● **PROBLEM STATEMENT**:
Quote the whole listing word for word. Do not include the pictures.

[Begin DATA PROVIDED]

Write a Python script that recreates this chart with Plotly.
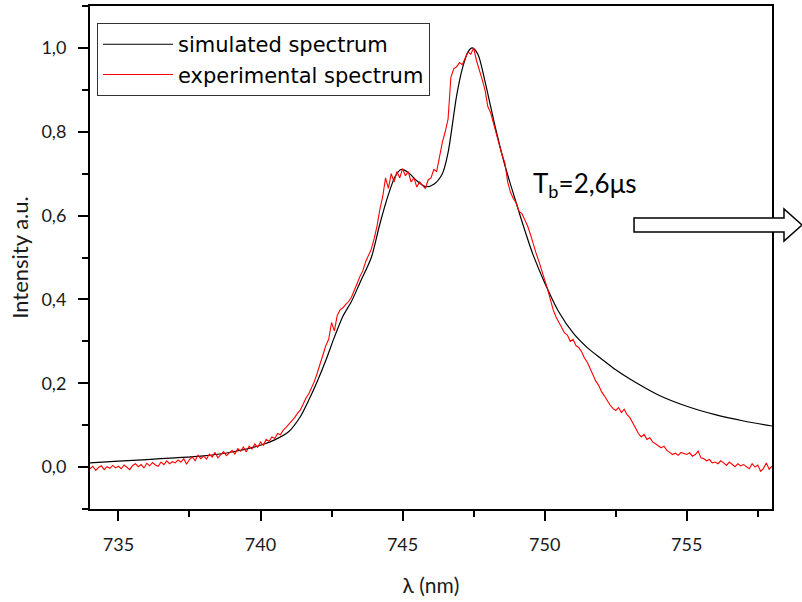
import numpy as np
import plotly.graph_objects as go

# simulated spectrum (smooth curve), wavelength in nm
sim_x = [734.0, 735.0, 736.0, 737.0, 737.9, 739.0, 740.0, 740.5, 741.0, 741.4, 741.7,
         742.0, 742.3, 742.6, 742.9, 743.2, 743.5, 743.9, 744.2, 744.5, 744.75, 744.95,
         745.2, 745.5, 745.8, 746.1, 746.4, 746.6, 746.9, 747.1, 747.3, 747.45, 747.65,
         747.9, 748.1, 748.3, 748.6, 749.0, 749.3, 749.6, 750.0, 750.5, 751.0, 751.5,
         752.0, 752.5, 753.0, 754.0, 755.0, 756.0, 757.0, 758.0]
sim_y = [0.010, 0.014, 0.018, 0.022, 0.026, 0.036, 0.052, 0.065, 0.085, 0.120, 0.160,
         0.205, 0.255, 0.310, 0.360, 0.395, 0.440, 0.500, 0.580, 0.650, 0.695, 0.710,
         0.703, 0.683, 0.669, 0.675, 0.700, 0.750, 0.885, 0.950, 0.990, 1.000, 0.985,
         0.920, 0.860, 0.800, 0.720, 0.630, 0.565, 0.505, 0.440, 0.370, 0.320, 0.285,
         0.258, 0.232, 0.210, 0.172, 0.145, 0.125, 0.110, 0.098]

# experimental spectrum, sampled every 0.1 nm from 734.0 nm
exp_start = 734.0
exp_step = 0.1
exp_y = [
    -0.004, 0.002, -0.008, -0.001, 0.003, -0.006, 0.001, -0.003, 0.004, -0.002,
    0.002, -0.004, 0.005, 0.000, -0.006, 0.004, 0.008, 0.001, 0.006, -0.002,
    0.009, 0.003, 0.011, 0.005, 0.002, 0.012, 0.006, 0.015, 0.008, 0.013,
    0.010, 0.017, 0.012, 0.020, 0.007, 0.018, 0.024, 0.015, 0.028, 0.020,
    0.026, 0.019, 0.031, 0.024, 0.035, 0.022, 0.030, 0.037, 0.027, 0.033,
    0.040, 0.031, 0.044, 0.038, 0.048, 0.036, 0.050, 0.043, 0.055, 0.047,
    0.060, 0.052, 0.066, 0.061, 0.072, 0.068, 0.080, 0.077, 0.088, 0.095,
    0.102, 0.110, 0.118, 0.128, 0.136, 0.150, 0.165, 0.175, 0.190, 0.205,
    0.225, 0.248, 0.265, 0.290, 0.305, 0.345, 0.325, 0.362, 0.375, 0.380,
    0.388, 0.395, 0.405, 0.420, 0.438, 0.455, 0.468, 0.490, 0.505, 0.520,
    0.545, 0.575, 0.615, 0.645, 0.690, 0.665, 0.700, 0.680, 0.705, 0.690,
    0.712, 0.695, 0.705, 0.680, 0.690, 0.668, 0.680, 0.672, 0.665, 0.685,
    0.690, 0.710, 0.705, 0.740, 0.775, 0.800, 0.830, 0.930, 0.950, 0.955,
    0.965, 0.960, 0.975, 0.990, 0.985, 1.000, 0.970, 0.950, 0.925, 0.900,
    0.860, 0.845, 0.820, 0.790, 0.770, 0.745, 0.725, 0.680, 0.655, 0.640,
    0.630, 0.610, 0.605, 0.590, 0.575, 0.555, 0.530, 0.510, 0.490, 0.470,
    0.450, 0.425, 0.400, 0.375, 0.358, 0.345, 0.330, 0.320, 0.315, 0.300,
    0.305, 0.290, 0.285, 0.275, 0.260, 0.250, 0.235, 0.220, 0.205, 0.195,
    0.180, 0.170, 0.158, 0.148, 0.140, 0.135, 0.142, 0.130, 0.138, 0.125,
    0.118, 0.105, 0.090, 0.080, 0.072, 0.078, 0.066, 0.070, 0.060, 0.055,
    0.052, 0.046, 0.050, 0.040, 0.035, 0.030, 0.033, 0.028, 0.035, 0.032,
    0.030, 0.034, 0.026, 0.030, 0.038, 0.022, 0.020, 0.015, 0.018, 0.010,
    0.012, 0.008, 0.015, 0.010, 0.004, 0.012, 0.006, 0.001, 0.008, 0.003,
    0.006, 0.002, -0.004, 0.008, 0.000, 0.005, -0.010, -0.003, 0.010, -0.005,
    0.002]
exp_x = [round(exp_start + i * exp_step, 2) for i in range(len(exp_y))]

FONT = "Lato"
TXT = "#1a1a1a"

fig = go.Figure()
fig.add_trace(go.Scatter(x=sim_x, y=sim_y, mode="lines", name="simulated spectrum",
                         line=dict(color="black", width=1.2, shape="spline", smoothing=0.8)))
fig.add_trace(go.Scatter(x=exp_x, y=exp_y, mode="lines", name="experimental spectrum",
                         line=dict(color="#ff0000", width=1.1)))

axis_common = dict(showline=True, linecolor="black", linewidth=2, mirror=True,
                   ticks="outside", ticklen=10, tickwidth=1.5, tickcolor="black",
                   showgrid=False, zeroline=False, automargin=False,
                   tickfont=dict(family=FONT, size=18, color=TXT))

fig.update_xaxes(range=[734, 758], tick0=735, dtick=5, ticklabelstandoff=8,
                 minor=dict(ticks="outside", ticklen=6, dtick=2.5, tick0=735, tickcolor="black", tickwidth=1.5),
                 title=dict(text="λ (nm)", font=dict(family=FONT, size=21, color=TXT), standoff=25),
                 **axis_common)
fig.update_yaxes(range=[-0.1, 1.1], tick0=0, dtick=0.2, tickformat=".1f", ticklabelstandoff=8,
                 minor=dict(ticks="outside", ticklen=6, dtick=0.1, tick0=0, tickcolor="black", tickwidth=1.5),
                 title=dict(text="Intensity a.u.", font=dict(family=FONT, size=22, color=TXT), standoff=7),
                 **axis_common)

fig.add_shape(type="path", xref="paper", yref="paper",
              path="M 0.7977 0.5785 L 1.0176 0.5785 L 1.0176 0.5964 L 1.0440 0.5646 "
                   "L 1.0176 0.5328 L 1.0176 0.5507 L 0.7977 0.5507 Z",
              fillcolor="white", line=dict(color="black", width=1.5))

fig.add_annotation(xref="paper", yref="paper", x=0.646, y=0.645, xanchor="left", yanchor="middle",
                   text="T<sub>b</sub>=2,6μs", showarrow=False,
                   font=dict(family=FONT, size=26, color="black"))

fig.update_layout(
    width=802, height=602,
    margin=dict(l=90, r=30, t=6, b=93),
    paper_bgcolor="white", plot_bgcolor="white",
    separators=",.",
    showlegend=True,
    legend=dict(x=0.0103, y=0.966, xanchor="left", yanchor="top",
                bordercolor="#333", borderwidth=1, bgcolor="white",
                font=dict(family="DejaVu Sans", size=21, color="black"),
                tracegroupgap=0, itemwidth=70),
)

fig.write_html("out.html", config={"displayModeBar": False},
               post_script="document.body.style.margin='0';document.body.style.overflow='hidden';")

[End DATA PROVIDED]

● **RESPONSE BELOW**:
Write a Python script that recreates this chart with Plotly.
import numpy as np
import plotly.graph_objects as go

# simulated spectrum (smooth curve), wavelength in nm
sim_x = [734.0, 735.0, 736.0, 737.0, 737.9, 739.0, 740.0, 740.5, 741.0, 741.4, 741.7,
         742.0, 742.3, 742.6, 742.9, 743.2, 743.5, 743.9, 744.2, 744.5, 744.75, 744.95,
         745.2, 745.5, 745.8, 746.1, 746.4, 746.6, 746.9, 747.1, 747.3, 747.45, 747.65,
         747.9, 748.1, 748.3, 748.6, 749.0, 749.3, 749.6, 750.0, 750.5, 751.0, 751.5,
         752.0, 752.5, 753.0, 754.0, 755.0, 756.0, 757.0, 758.0]
sim_y = [0.010, 0.014, 0.018, 0.022, 0.026, 0.036, 0.052, 0.065, 0.085, 0.120, 0.160,
         0.205, 0.255, 0.310, 0.360, 0.395, 0.440, 0.500, 0.580, 0.650, 0.695, 0.710,
         0.703, 0.683, 0.669, 0.675, 0.700, 0.750, 0.885, 0.950, 0.990, 1.000, 0.985,
         0.920, 0.860, 0.800, 0.720, 0.630, 0.565, 0.505, 0.440, 0.370, 0.320, 0.285,
         0.258, 0.232, 0.210, 0.172, 0.145, 0.125, 0.110, 0.098]

# experimental spectrum, sampled every 0.1 nm from 734.0 nm
exp_start = 734.0
exp_step = 0.1
exp_y = [
    -0.004, 0.002, -0.008, -0.001, 0.003, -0.006, 0.001, -0.003, 0.004, -0.002,
    0.002, -0.004, 0.005, 0.000, -0.006, 0.004, 0.008, 0.001, 0.006, -0.002,
    0.009, 0.003, 0.011, 0.005, 0.002, 0.012, 0.006, 0.015, 0.008, 0.013,
    0.010, 0.017, 0.012, 0.020, 0.007, 0.018, 0.024, 0.015, 0.028, 0.020,
    0.026, 0.019, 0.031, 0.024, 0.035, 0.022, 0.030, 0.037, 0.027, 0.033,
    0.040, 0.031, 0.044, 0.038, 0.048, 0.036, 0.050, 0.043, 0.055, 0.047,
    0.060, 0.052, 0.066, 0.061, 0.072, 0.068, 0.080, 0.077, 0.088, 0.095,
    0.102, 0.110, 0.118, 0.128, 0.136, 0.150, 0.165, 0.175, 0.190, 0.205,
    0.225, 0.248, 0.265, 0.290, 0.305, 0.345, 0.325, 0.362, 0.375, 0.380,
    0.388, 0.395, 0.405, 0.420, 0.438, 0.455, 0.468, 0.490, 0.505, 0.520,
    0.545, 0.575, 0.615, 0.645, 0.690, 0.665, 0.700, 0.680, 0.705, 0.690,
    0.712, 0.695, 0.705, 0.680, 0.690, 0.668, 0.680, 0.672, 0.665, 0.685,
    0.690, 0.710, 0.705, 0.740, 0.775, 0.800, 0.830, 0.930, 0.950, 0.955,
    0.965, 0.960, 0.975, 0.990, 0.985, 1.000, 0.970, 0.950, 0.925, 0.900,
    0.860, 0.845, 0.820, 0.790, 0.770, 0.745, 0.725, 0.680, 0.655, 0.640,
    0.630, 0.610, 0.605, 0.590, 0.575, 0.555, 0.530, 0.510, 0.490, 0.470,
    0.450, 0.425, 0.400, 0.375, 0.358, 0.345, 0.330, 0.320, 0.315, 0.300,
    0.305, 0.290, 0.285, 0.275, 0.260, 0.250, 0.235, 0.220, 0.205, 0.195,
    0.180, 0.170, 0.158, 0.148, 0.140, 0.135, 0.142, 0.130, 0.138, 0.125,
    0.118, 0.105, 0.090, 0.080, 0.072, 0.078, 0.066, 0.070, 0.060, 0.055,
    0.052, 0.046, 0.050, 0.040, 0.035, 0.030, 0.033, 0.028, 0.035, 0.032,
    0.030, 0.034, 0.026, 0.030, 0.038, 0.022, 0.020, 0.015, 0.018, 0.010,
    0.012, 0.008, 0.015, 0.010, 0.004, 0.012, 0.006, 0.001, 0.008, 0.003,
    0.006, 0.002, -0.004, 0.008, 0.000, 0.005, -0.010, -0.003, 0.010, -0.005,
    0.002]
exp_x = [round(exp_start + i * exp_step, 2) for i in range(len(exp_y))]

FONT = "Lato"
TXT = "#1a1a1a"

fig = go.Figure()
fig.add_trace(go.Scatter(x=sim_x, y=sim_y, mode="lines", name="simulated spectrum",
                         line=dict(color="black", width=1.2, shape="spline", smoothing=0.8)))
fig.add_trace(go.Scatter(x=exp_x, y=exp_y, mode="lines", name="experimental spectrum",
                         line=dict(color="#ff0000", width=1.1)))

axis_common = dict(showline=True, linecolor="black", linewidth=2, mirror=True,
                   ticks="outside", ticklen=10, tickwidth=1.5, tickcolor="black",
                   showgrid=False, zeroline=False, automargin=False,
                   tickfont=dict(family=FONT, size=18, color=TXT))

fig.update_xaxes(range=[734, 758], tick0=735, dtick=5, ticklabelstandoff=8,
                 minor=dict(ticks="outside", ticklen=6, dtick=2.5, tick0=735, tickcolor="black", tickwidth=1.5),
                 title=dict(text="λ (nm)", font=dict(family=FONT, size=21, color=TXT), standoff=25),
                 **axis_common)
fig.update_yaxes(range=[-0.1, 1.1], tick0=0, dtick=0.2, tickformat=".1f", ticklabelstandoff=8,
                 minor=dict(ticks="outside", ticklen=6, dtick=0.1, tick0=0, tickcolor="black", tickwidth=1.5),
                 title=dict(text="Intensity a.u.", font=dict(family=FONT, size=22, color=TXT), standoff=7),
                 **axis_common)

fig.add_shape(type="path", xref="paper", yref="paper",
              path="M 0.7977 0.5785 L 1.0176 0.5785 L 1.0176 0.5964 L 1.0440 0.5646 "
                   "L 1.0176 0.5328 L 1.0176 0.5507 L 0.7977 0.5507 Z",
              fillcolor="white", line=dict(color="black", width=1.5))

fig.add_annotation(xref="paper", yref="paper", x=0.646, y=0.645, xanchor="left", yanchor="middle",
                   text="T<sub>b</sub>=2,6μs", showarrow=False,
                   font=dict(family=FONT, size=26, color="black"))

fig.update_layout(
    width=802, height=602,
    margin=dict(l=90, r=30, t=6, b=93),
    paper_bgcolor="white", plot_bgcolor="white",
    separators=",.",
    showlegend=True,
    legend=dict(x=0.0103, y=0.966, xanchor="left", yanchor="top",
                bordercolor="#333", borderwidth=1, bgcolor="white",
                font=dict(family="DejaVu Sans", size=21, color="black"),
                tracegroupgap=0, itemwidth=70),
)

fig.write_html("out.html", config={"displayModeBar": False},
               post_script="document.body.style.margin='0';document.body.style.overflow='hidden';")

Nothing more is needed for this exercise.